Provides that the state Department of State Revenue shall only accept payment of employer withholding taxes that are made or withdrawn directly from the business account of the employer that is liable for withholding and remitting the tax. Prohibits the department from accepting payment of employer withholding taxes that are made or withdrawn from the account of a third party withholding agent, or otherwise remitted by a third party withholding agent, on behalf of an employer. Defines “third party withholding agent” to include a payroll service provider, an accounting firm or tax preparer, and a reporting agent that is authorized to prepare and file returns or take other similar reporting and compliance actions on behalf of a business client with regard to that client’s employer withholding taxes. Requires each employer that is required to remit withholding taxes to provide to the department an authorization for reoccurring payment of taxes from the employer’s business account that is designated by the employer on the department’s online INtax system. Requires the department to automatically withdraw from the employer’s business account the amount of tax withholdings that are reported as due and owing on the taxpayer’s Form WH-1 report. Requires the department to provide periodic notice to each employer through INtax of: (1) the date on which the employer’s Form WH-1 report is received by the department; and (2) the date on which the department has automatically withdrawn any amount of tax from the employer’s business account.

Chamber position: Support in part/oppose in part

The latest: Held by the Senate Tax and Fiscal Policy Committee.

The committee heard testimony from victims of a fraud committed by a large payroll company that had many clients in northern Indiana. The company stole millions of dollars from hundreds of customers and went bankrupt – leaving their customers responsible to fulfill the tax and withholding obligations even though they had already paid it to the payroll company for remittance. This company’s criminal act is what spurred this legislation. The testimony revealed, however, that the proposed changes would only protect a fractional segment of an employer’s funds since the Indiana withholding taxes are only part of what is held by payroll companies in the course of handling payroll obligations for their customers.

Recognizing that there will still be a large volume of funds in jeopardy (those held for federal taxes, Social Security, unemployment insurance, 401(k) plans, garnishments and more), this measure was spoke of as only a good “first step” and more, including federal regulation, would be needed to fix the problem.

Indiana Chamber action/commentary: The Chamber supports the intention of this bill to protect employers from the potential criminal misappropriation of their funds by unscrupulous third parties who they have authorized to hold their funds for remittance to the Department of Revenue (DOR). Unfortunately, in attempting to provide this (only) limited protection, the bill will result in a possibly significant disruption to the fuller range of services provided by these third party agents. Employers have come to rely on these companies, whose efficiency assures the employers’ compliance with the complexities of handling payrolls.

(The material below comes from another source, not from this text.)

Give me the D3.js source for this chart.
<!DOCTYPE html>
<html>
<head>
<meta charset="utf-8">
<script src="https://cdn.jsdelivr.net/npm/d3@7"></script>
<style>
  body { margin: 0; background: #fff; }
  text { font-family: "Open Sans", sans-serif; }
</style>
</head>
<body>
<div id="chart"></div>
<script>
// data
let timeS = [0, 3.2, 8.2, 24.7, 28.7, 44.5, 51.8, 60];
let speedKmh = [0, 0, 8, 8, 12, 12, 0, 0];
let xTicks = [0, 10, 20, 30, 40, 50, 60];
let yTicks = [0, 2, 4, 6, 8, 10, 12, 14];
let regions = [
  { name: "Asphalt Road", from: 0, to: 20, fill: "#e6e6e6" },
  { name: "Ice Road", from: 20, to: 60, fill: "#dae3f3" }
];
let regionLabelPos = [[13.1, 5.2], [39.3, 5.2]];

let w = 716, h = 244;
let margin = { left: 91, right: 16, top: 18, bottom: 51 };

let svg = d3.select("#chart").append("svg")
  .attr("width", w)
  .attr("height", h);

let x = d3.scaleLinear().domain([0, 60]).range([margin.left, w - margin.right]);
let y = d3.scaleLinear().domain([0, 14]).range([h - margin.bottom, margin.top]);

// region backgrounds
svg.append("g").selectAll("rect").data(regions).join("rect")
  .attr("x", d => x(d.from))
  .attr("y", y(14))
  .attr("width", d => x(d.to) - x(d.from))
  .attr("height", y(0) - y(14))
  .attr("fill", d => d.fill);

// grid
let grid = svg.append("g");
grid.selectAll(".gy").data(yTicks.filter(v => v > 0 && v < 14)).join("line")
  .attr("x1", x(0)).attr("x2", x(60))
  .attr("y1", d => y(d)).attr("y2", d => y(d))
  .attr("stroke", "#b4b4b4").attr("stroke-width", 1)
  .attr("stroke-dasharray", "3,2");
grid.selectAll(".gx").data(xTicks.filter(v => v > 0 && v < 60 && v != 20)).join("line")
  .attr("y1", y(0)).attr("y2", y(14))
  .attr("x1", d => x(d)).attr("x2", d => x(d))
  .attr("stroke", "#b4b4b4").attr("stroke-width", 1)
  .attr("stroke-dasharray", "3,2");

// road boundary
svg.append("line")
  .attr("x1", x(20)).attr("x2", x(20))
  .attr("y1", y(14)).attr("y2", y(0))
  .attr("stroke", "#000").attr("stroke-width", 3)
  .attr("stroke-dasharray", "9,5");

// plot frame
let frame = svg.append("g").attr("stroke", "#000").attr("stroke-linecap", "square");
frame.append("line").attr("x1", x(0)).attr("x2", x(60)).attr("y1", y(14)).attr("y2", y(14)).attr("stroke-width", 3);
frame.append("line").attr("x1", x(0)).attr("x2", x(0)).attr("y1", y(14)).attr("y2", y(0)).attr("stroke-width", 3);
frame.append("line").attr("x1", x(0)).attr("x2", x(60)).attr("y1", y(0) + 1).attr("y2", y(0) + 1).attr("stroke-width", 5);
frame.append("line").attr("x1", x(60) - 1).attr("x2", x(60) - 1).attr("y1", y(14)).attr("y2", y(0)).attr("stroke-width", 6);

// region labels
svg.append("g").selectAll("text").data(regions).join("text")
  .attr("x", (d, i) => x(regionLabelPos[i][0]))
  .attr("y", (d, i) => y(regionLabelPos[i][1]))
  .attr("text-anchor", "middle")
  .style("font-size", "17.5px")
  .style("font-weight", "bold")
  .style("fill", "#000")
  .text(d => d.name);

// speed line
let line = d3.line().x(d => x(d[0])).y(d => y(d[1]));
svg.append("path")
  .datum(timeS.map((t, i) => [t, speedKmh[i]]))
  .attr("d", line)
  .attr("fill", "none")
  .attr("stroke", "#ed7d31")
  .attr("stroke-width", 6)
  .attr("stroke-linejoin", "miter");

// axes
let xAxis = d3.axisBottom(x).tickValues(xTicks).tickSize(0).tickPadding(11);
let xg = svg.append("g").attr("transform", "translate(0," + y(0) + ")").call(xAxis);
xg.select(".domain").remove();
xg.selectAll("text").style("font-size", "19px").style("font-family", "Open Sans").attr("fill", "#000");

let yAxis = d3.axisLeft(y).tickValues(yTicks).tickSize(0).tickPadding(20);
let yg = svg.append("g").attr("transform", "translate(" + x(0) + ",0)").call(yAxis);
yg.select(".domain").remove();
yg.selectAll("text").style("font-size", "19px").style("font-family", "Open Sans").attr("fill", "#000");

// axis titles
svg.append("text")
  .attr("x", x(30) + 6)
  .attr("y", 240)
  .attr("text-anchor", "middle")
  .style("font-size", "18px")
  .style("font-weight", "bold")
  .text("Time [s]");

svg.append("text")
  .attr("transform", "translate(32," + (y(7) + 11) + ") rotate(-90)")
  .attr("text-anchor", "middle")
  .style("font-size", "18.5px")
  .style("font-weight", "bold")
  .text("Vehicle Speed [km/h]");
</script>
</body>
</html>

The Chamber acknowledged the good intention of this bill, but pointed out that the possible downside effects could prove more detrimental than any benefit offered by a limited protection that leaves a larger volume of funds exposed. Too much remains unknown: The benefits are nominal, and the practical ramifications are yet to be ascertained. To a large degree, this bill is attempting to fix a problem that employers do not perceive to exist and are not ready to have the convenience of these services disrupted. Additionally, this issue has not been adequately vetted and alternative protections need to be considered. Therefore, the Chamber is advocating the matter be studied sufficiently before enacting legislation that could cause more harm than good. There are also questions as to the burden this change places on the DOR to administer the substantial change in procedure.